Quelle est votre définition personnelle de la bande dessinée ?
Edgar Sandí Martínez : La bande dessinée, pour moi, c’est le terrain des frontières. C’est-à-dire, un terrain d’opportunités. La composition de sa syntaxe est en soi un défi dans le sens positif du terme. Le fait être une écriture par images ouvre un monde de possibilités. Dans un sens plus académique, c’est un médium grâce auquel on communique à travers une écriture séquentielle d’images. Personnellement, j’essaie d’en explorer les possibilités en jouant avec son langage, en le mêlant à celui d’autres univers tels que le jeu vidéo, le cinéma, la littérature…
Quels conseils donneriez-vous à celles et ceux qui ont envie de se lancer en bandes dessinées ?
Edgar Sandí Martínez : Selon moi, si on veut faire de la bande dessinée, il faut être à l’aise avec l’instabilité, dans tous les sens du terme.
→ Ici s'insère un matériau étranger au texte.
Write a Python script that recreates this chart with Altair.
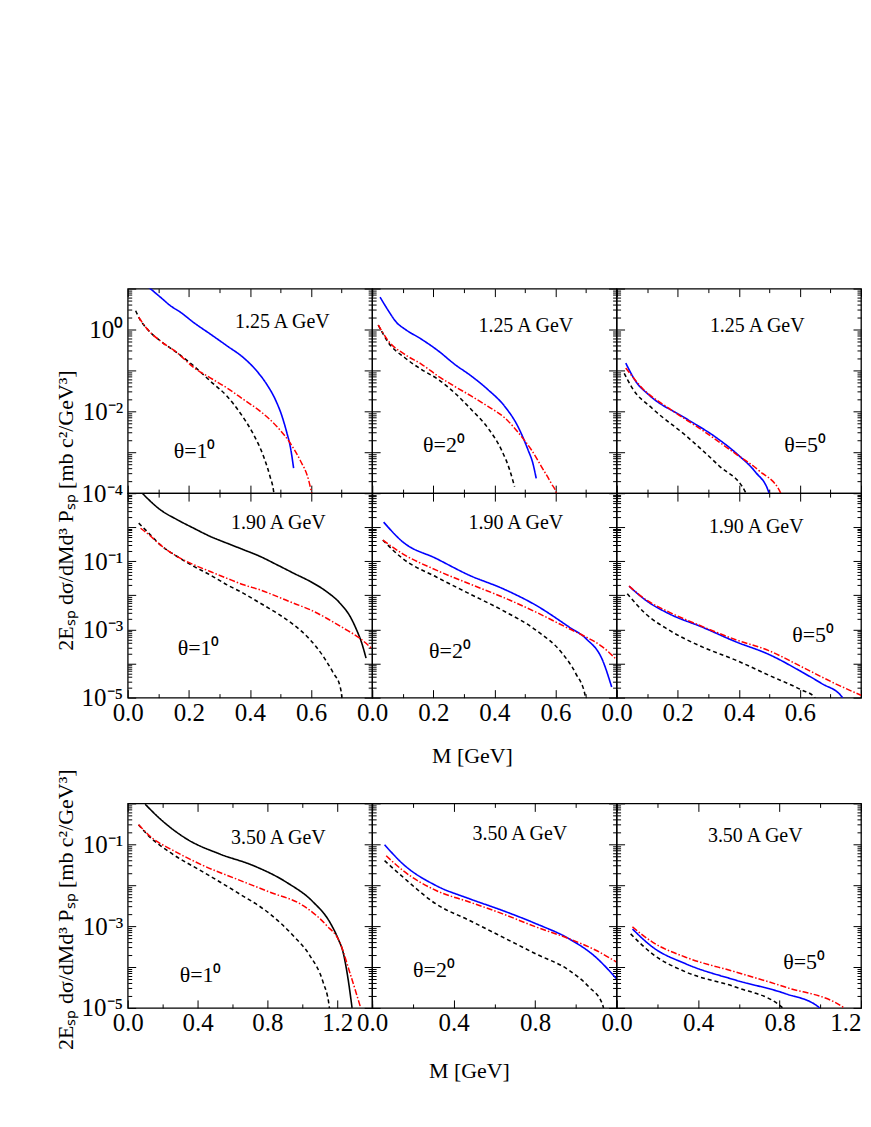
import altair as alt
import pandas as pd

FONT = "Liberation Serif"
ENERGY = ["1.25 A GeV", "1.90 A GeV", "3.50 A GeV"]
ANGLES = ["θ=1⁰", "θ=2⁰", "θ=5⁰"]
Y_TITLE = "2Eₛₚ dσ/dMd³ Pₛₚ [mb c²/GeV³]"
X_TITLE = "M [GeV]"

# (M [GeV], log10 of 2E dsigma/dM d3P)
# row 0 : 1.25 A GeV
r0c0_solid = [(0.069, 1.03), (0.107, 0.79), (0.14, 0.58), (0.173, 0.42), (0.216, 0.17), (0.27, -0.11), (0.325, -0.40), (0.379, -0.69), (0.423, -1.02), (0.455, -1.34), (0.483, -1.71), (0.505, -2.12), (0.521, -2.53), (0.532, -2.86), (0.543, -3.39)]
r0c0_dash = [(0.026, 0.46), (0.036, 0.30), (0.064, 0.01), (0.107, -0.28), (0.162, -0.57), (0.216, -0.89), (0.27, -1.26), (0.325, -1.63), (0.368, -2.04), (0.412, -2.57), (0.445, -3.11), (0.466, -3.60), (0.477, -3.93), (0.48, -4.1)]
r0c0_dashdot = [(0.036, 0.30), (0.064, 0.01), (0.107, -0.28), (0.162, -0.57), (0.216, -0.93), (0.27, -1.18), (0.325, -1.43), (0.379, -1.71), (0.434, -2.0), (0.488, -2.37), (0.532, -2.78), (0.564, -3.19), (0.592, -3.68), (0.602, -4.0), (0.605, -4.1)]

r0c1_solid = [(0.026, 0.79), (0.053, 0.46), (0.08, 0.17), (0.107, 0.01), (0.162, -0.24), (0.216, -0.52), (0.27, -0.85), (0.325, -1.14), (0.379, -1.47), (0.434, -1.88), (0.477, -2.37), (0.51, -2.94), (0.526, -3.27), (0.537, -3.64)]
r0c1_dash = [(0.02, 0.11), (0.053, -0.32), (0.107, -0.69), (0.162, -0.98), (0.216, -1.22), (0.27, -1.55), (0.325, -1.96), (0.379, -2.41), (0.423, -2.94), (0.45, -3.43), (0.466, -3.84)]
r0c1_dashdot = [(0.02, 0.11), (0.053, -0.28), (0.107, -0.61), (0.162, -0.85), (0.216, -1.14), (0.27, -1.39), (0.325, -1.63), (0.379, -1.88), (0.434, -2.16), (0.488, -2.61), (0.521, -2.94), (0.554, -3.35), (0.586, -3.76), (0.603, -4.01), (0.606, -4.1)]

r0c2_solid = [(0.030, -0.82), (0.063, -1.27), (0.106, -1.6), (0.226, -2.17), (0.324, -2.63), (0.40, -3.08), (0.455, -3.49), (0.498, -3.98), (0.503, -4.2)]
r0c2_dash = [(0.025, -1.07), (0.052, -1.44), (0.117, -1.93), (0.226, -2.59), (0.335, -3.33), (0.422, -3.98), (0.43, -4.2)]
r0c2_dashdot = [(0.030, -0.94), (0.085, -1.44), (0.172, -1.93), (0.28, -2.46), (0.39, -3.04), (0.466, -3.45), (0.536, -3.98), (0.54, -4.2)]

# row 1 : 1.90 A GeV
r1c0_solid = [(0.042, 1.05), (0.064, 0.85), (0.107, 0.51), (0.162, 0.22), (0.216, -0.03), (0.27, -0.27), (0.325, -0.47), (0.379, -0.66), (0.434, -0.86), (0.488, -1.10), (0.543, -1.35), (0.597, -1.59), (0.651, -1.89), (0.695, -2.23), (0.728, -2.62), (0.749, -3.01), (0.766, -3.40), (0.78, -3.84)]
r1c0_dash = [(0.036, 0.12), (0.064, -0.13), (0.107, -0.52), (0.162, -0.86), (0.216, -1.15), (0.27, -1.40), (0.325, -1.69), (0.379, -1.94), (0.434, -2.23), (0.488, -2.52), (0.543, -2.86), (0.597, -3.30), (0.64, -3.79), (0.673, -4.28), (0.695, -4.67), (0.70, -4.92), (0.702, -5.1)]
r1c0_dashdot = [(0.042, -0.03), (0.064, -0.18), (0.107, -0.52), (0.162, -0.86), (0.216, -1.10), (0.27, -1.30), (0.325, -1.50), (0.379, -1.69), (0.434, -1.84), (0.488, -2.03), (0.543, -2.23), (0.597, -2.42), (0.651, -2.67), (0.706, -2.96), (0.76, -3.26), (0.804, -3.60)]

r1c1_solid = [(0.0376, 0.15), (0.10, -0.43), (0.21, -0.92), (0.318, -1.41), (0.427, -1.80), (0.536, -2.29), (0.645, -2.93), (0.70, -3.27), (0.754, -3.90), (0.784, -4.69)]
r1c1_dash = [(0.035, -0.38), (0.10, -0.92), (0.21, -1.46), (0.318, -1.95), (0.427, -2.44), (0.536, -3.02), (0.623, -3.71), (0.667, -4.30), (0.697, -4.93), (0.70, -5.2)]
r1c1_dashdot = [(0.035, -0.38), (0.10, -0.78), (0.21, -1.26), (0.318, -1.66), (0.427, -2.05), (0.536, -2.49), (0.645, -2.98), (0.70, -3.22), (0.754, -3.51), (0.797, -3.86)]

r1c2_solid = [(0.041, -1.73), (0.095, -2.14), (0.172, -2.54), (0.28, -2.93), (0.39, -3.36), (0.498, -3.73), (0.607, -4.25), (0.672, -4.59), (0.737, -4.97), (0.745, -5.1)]
r1c2_dash = [(0.035, -1.95), (0.095, -2.54), (0.172, -3.02), (0.28, -3.51), (0.39, -3.90), (0.498, -4.34), (0.607, -4.78), (0.645, -4.96), (0.655, -5.1)]
r1c2_dashdot = [(0.041, -1.73), (0.095, -2.12), (0.172, -2.49), (0.28, -2.91), (0.39, -3.30), (0.498, -3.62), (0.607, -4.10), (0.716, -4.59), (0.80, -4.93)]

# row 2 : 3.50 A GeV
r2c0_solid = [(0.10, -0.02), (0.186, -0.38), (0.338, -0.87), (0.529, -1.24), (0.719, -1.52), (0.91, -1.93), (1.062, -2.41), (1.157, -2.90), (1.205, -3.31), (1.233, -3.63), (1.262, -4.29), (1.285, -5.0)]
r2c0_dash = [(0.062, -0.52), (0.11, -0.75), (0.243, -1.20), (0.433, -1.68), (0.624, -2.17), (0.814, -2.70), (0.947, -3.23), (1.043, -3.72), (1.119, -4.37), (1.153, -4.93), (1.158, -5.1)]
r2c0_dashdot = [(0.062, -0.52), (0.147, -0.87), (0.243, -1.11), (0.433, -1.52), (0.624, -1.85), (0.814, -2.17), (1.005, -2.50), (1.138, -2.98), (1.214, -3.39), (1.271, -4.12), (1.333, -4.98)]

r2c1_solid = [(0.061, -1.01), (0.151, -1.48), (0.314, -2.01), (0.477, -2.33), (0.641, -2.62), (0.804, -2.94), (0.967, -3.31), (1.098, -3.76), (1.20, -4.29)]
r2c1_dash = [(0.061, -1.40), (0.151, -1.80), (0.314, -2.46), (0.477, -2.86), (0.641, -3.27), (0.804, -3.68), (0.967, -4.08), (1.065, -4.49), (1.13, -4.90), (1.14, -5.1)]
r2c1_dashdot = [(0.069, -1.28), (0.151, -1.64), (0.314, -2.13), (0.477, -2.41), (0.641, -2.70), (0.804, -3.02), (0.967, -3.31), (1.098, -3.59), (1.20, -3.88)]

r2c2_solid = [(0.078, -3.07), (0.176, -3.51), (0.339, -3.92), (0.584, -4.32), (0.828, -4.65), (0.992, -4.98), (1.0, -5.05)]
r2c2_dash = [(0.069, -3.19), (0.176, -3.68), (0.339, -4.12), (0.584, -4.49), (0.811, -4.98), (0.82, -5.05)]
r2c2_dashdot = [(0.078, -3.02), (0.176, -3.39), (0.339, -3.76), (0.584, -4.12), (0.828, -4.49), (1.114, -4.99), (1.12, -5.05)]

SERIES = {
    (0, 0): (r0c0_solid, r0c0_dash, r0c0_dashdot),
    (0, 1): (r0c1_solid, r0c1_dash, r0c1_dashdot),
    (0, 2): (r0c2_solid, r0c2_dash, r0c2_dashdot),
    (1, 0): (r1c0_solid, r1c0_dash, r1c0_dashdot),
    (1, 1): (r1c1_solid, r1c1_dash, r1c1_dashdot),
    (1, 2): (r1c2_solid, r1c2_dash, r1c2_dashdot),
    (2, 0): (r2c0_solid, r2c0_dash, r2c0_dashdot),
    (2, 1): (r2c1_solid, r2c1_dash, r2c1_dashdot),
    (2, 2): (r2c2_solid, r2c2_dash, r2c2_dashdot),
}
SOLID_COLOR = {(1, 0): "black", (2, 0): "black"}

ROW_YEXP = [(-4, 1), (-5, 1), (-5, 0)]
ROW_YPARITY = [0, 1, 1]
ROW_YMAXLAB = [0, -1, -1]
X_MAX = {(2, 0): 1.4, (2, 1): 1.2, (2, 2): 1.2}
X_LABMAX = {(2, 0): 1.25, (2, 1): 0.85, (2, 2): 1.25}

# annotation positions inside each panel (px)
ENERGY_POS = {(0, 0): (155, 33), (0, 1): (154, 38), (0, 2): (141, 38),
              (1, 0): (151, 30), (1, 1): (144, 30), (1, 2): (140, 34),
              (2, 0): (151, 35), (2, 1): (148, 31), (2, 2): (139, 33)}
ANGLE_POS = {(0, 0): (67, 163), (0, 1): (72, 157), (0, 2): (189, 157),
             (1, 0): (71, 155), (1, 1): (78, 158), (1, 2): (197, 142),
             (2, 0): (73, 172), (2, 1): (62, 167), (2, 2): (188, 159)}

W, H = 245, 205
GAP = 106
TICK_FS = 25

E = "round(log(datum.value)/LN10)"
YMAJ = f"(abs(log(datum.value)/LN10 - {E}) < 0.01)"
SUP = "['⁰','¹','²','³','⁴','⁵']"


def y_ticks(lo, hi):
    vals = []
    for e in range(lo, hi):
        for k in range(1, 10):
            vals.append(float(f"{k}e{e}"))
    vals.append(float(f"1e{hi}"))
    return vals


def panel(r, c):
    rows = []
    colors = [SOLID_COLOR.get((r, c), "#0000ff"), "black", "#ff0000"]
    for name, col, pts in zip(["solid", "dash", "dashdot"], colors, SERIES[(r, c)]):
        for m, lg in pts:
            rows.append({"M": m, "v": 10 ** lg, "series": name, "color": col})
    df = pd.DataFrame(rows)

    xmax = X_MAX.get((r, c), 0.8)
    lo, hi = ROW_YEXP[r]
    if r < 2:
        xt = [round(i * 0.1, 1) for i in range(9)]
        xmaj = "(round(datum.value*10) % 2 == 0)"
        xlabmax = 0.65
    else:
        xt = [round(i * 0.2, 1) for i in range(int(round(xmax / 0.2)) + 1)]
        xmaj = "(round(datum.value*10) % 4 == 0)"
        xlabmax = X_LABMAX[(r, c)]
    yt = y_ticks(lo, hi)

    xscale = alt.Scale(domain=[0, xmax], nice=False, zero=False)
    yscale = alt.Scale(type="log", domain=[10.0 ** lo, 10.0 ** hi], nice=False)

    xtick = {"expr": f"{xmaj} ? -8 : -4"}
    ytick = {"expr": f"{YMAJ} ? -8 : -4"}

    xlab_expr = f"({xmaj} && datum.value < {xlabmax}) ? format(datum.value, '.1f') : ''"
    ylab_expr = (f"({YMAJ} && abs({E}) % 2 == {ROW_YPARITY[r]} && {E} <= {ROW_YMAXLAB[r]}) ? "
                 f"'10' + ({E} < 0 ? '⁻' : '') + {SUP}[abs({E})] : ''")

    bx = dict(values=xt, orient="bottom", domain=False, grid=False, tickSize=xtick,
              labelExpr=xlab_expr, labels=(r > 0), labelPadding=11, labelOverlap=False,
              labelFlush=False, labelBound=False, labelFontSize=TICK_FS)
    if (r, c) == (2, 2):
        bx.update(labelAlign={"condition": {"test": "datum.value > 1.1", "value": "right"},
                              "value": "center"})
    if c == 1 and r > 0:
        bx.update(title=X_TITLE, titleFontSize=22, titleX=100 if r == 1 else 97,
                  titlePadding=16 if r == 1 else 21)
    else:
        bx.update(title=None)

    ly = dict(values=yt, orient="left", domain=False, grid=False, tickSize=ytick,
              labelExpr=ylab_expr, labels=(c == 0), labelPadding=13, labelOverlap=False,
              labelFlush=False, labelBound=False, labelFontSize=TICK_FS)
    if c == 0 and r == 1:
        ly.update(title=Y_TITLE, titleFontSize=22, titleX=-62, titleY=17,
                  titleBaseline="middle", titleAngle=270)
    elif c == 0 and r == 2:
        ly.update(title=Y_TITLE, titleFontSize=22, titleX=-62, titleY=106,
                  titleBaseline="middle", titleAngle=270)
    else:
        ly.update(title=None)

    tx = dict(values=xt, orient="top", domain=False, grid=False, tickSize=xtick,
              labels=False, title=None)
    ry = dict(values=yt, orient="right", domain=False, grid=False, tickSize=ytick,
              labels=False, title=None)

    base = alt.Chart(df)
    lines = base.mark_line(clip=True, interpolate="monotone").encode(
        x=alt.X("M:Q", scale=xscale, axis=alt.Axis(**bx)),
        y=alt.Y("v:Q", scale=yscale, axis=alt.Axis(**ly)),
        color=alt.Color("color:N", scale=None),
        strokeDash=alt.StrokeDash("series:N", legend=None,
                                  scale=alt.Scale(domain=["solid", "dash", "dashdot"],
                                                  range=[[1, 0], [4, 3], [6, 2, 1.5, 2]])),
        strokeWidth=alt.StrokeWidth("series:N", legend=None,
                                    scale=alt.Scale(domain=["solid", "dash", "dashdot"],
                                                    range=[1.6, 1.5, 1.4])),
        detail="series:N",
    )
    ghost = base.mark_line(opacity=0, clip=True).encode(
        x=alt.X("M:Q", scale=xscale, axis=alt.Axis(**tx)),
        y=alt.Y("v:Q", scale=yscale, axis=alt.Axis(**ry)),
        detail="series:N",
    )
    ex, ey = ENERGY_POS[(r, c)]
    ax, ay = ANGLE_POS[(r, c)]
    t1 = alt.Chart(pd.DataFrame({"t": [ENERGY[r]]})).mark_text(
        font=FONT, fontSize=20, align="center", baseline="middle", color="black"
    ).encode(text="t:N", x=alt.value(ex), y=alt.value(ey))
    t2 = alt.Chart(pd.DataFrame({"t": [ANGLES[c]]})).mark_text(
        font=FONT, fontSize=22, align="center", baseline="middle", color="black"
    ).encode(text="t:N", x=alt.value(ax), y=alt.value(ay))
    return alt.layer(lines, ghost, t1, t2).resolve_axis(
        x="independent", y="independent").properties(width=W, height=H)


def spacer():
    return alt.Chart(pd.DataFrame({"a": [0]})).mark_point(opacity=0).encode(
        x=alt.X("a:Q", axis=None), y=alt.Y("a:Q", axis=None)
    ).properties(width=W, height=GAP, view=alt.ViewBackground(strokeOpacity=0))


cells = [panel(0, c) for c in range(3)] + [panel(1, c) for c in range(3)] \
    + [spacer() for _ in range(3)] + [panel(2, c) for c in range(3)]

chart = alt.concat(*cells, columns=3, spacing=0, bounds="flush").properties(
    padding={"left": 46, "top": 267, "right": 0, "bottom": 0}
).configure_view(stroke="black", strokeWidth=1.3).configure_axis(
    labelFont=FONT, titleFont=FONT, labelColor="black", titleColor="black",
    tickColor="black", tickWidth=1, titleFontWeight="normal"
)

chart.save("out.html", embed_options={"renderer": "svg", "actions": False})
Il faut accepter que le travail puisse être refusé et que, parfois, les résultats économiques ne reflètent pas l’effort fourni, surtout au début et en fonction du type de contrat obtenu. Bien sûr, il faut beaucoup croire en son travail, se pousser à l’innovation et être un peu fou pour vouloir rester collé à une feuille blanche pendant de longues périodes.
Un dernier mot sur la bande dessinée ? Que peut-elle encore dans notre société ?
Edgar Sandí Martínez : Si l’on essaie d’ouvrir nos horizons en tant que lecteurs ou créateurs, la BD, dans son apparente simplicité, peut ouvrir des discussions qui appartiennent généralement à des mondes plus exclusifs comme l’académie, la science, la politique, et qui ne sont pas toujours accessibles à un public large. Ce n’est pas une chose négligeable.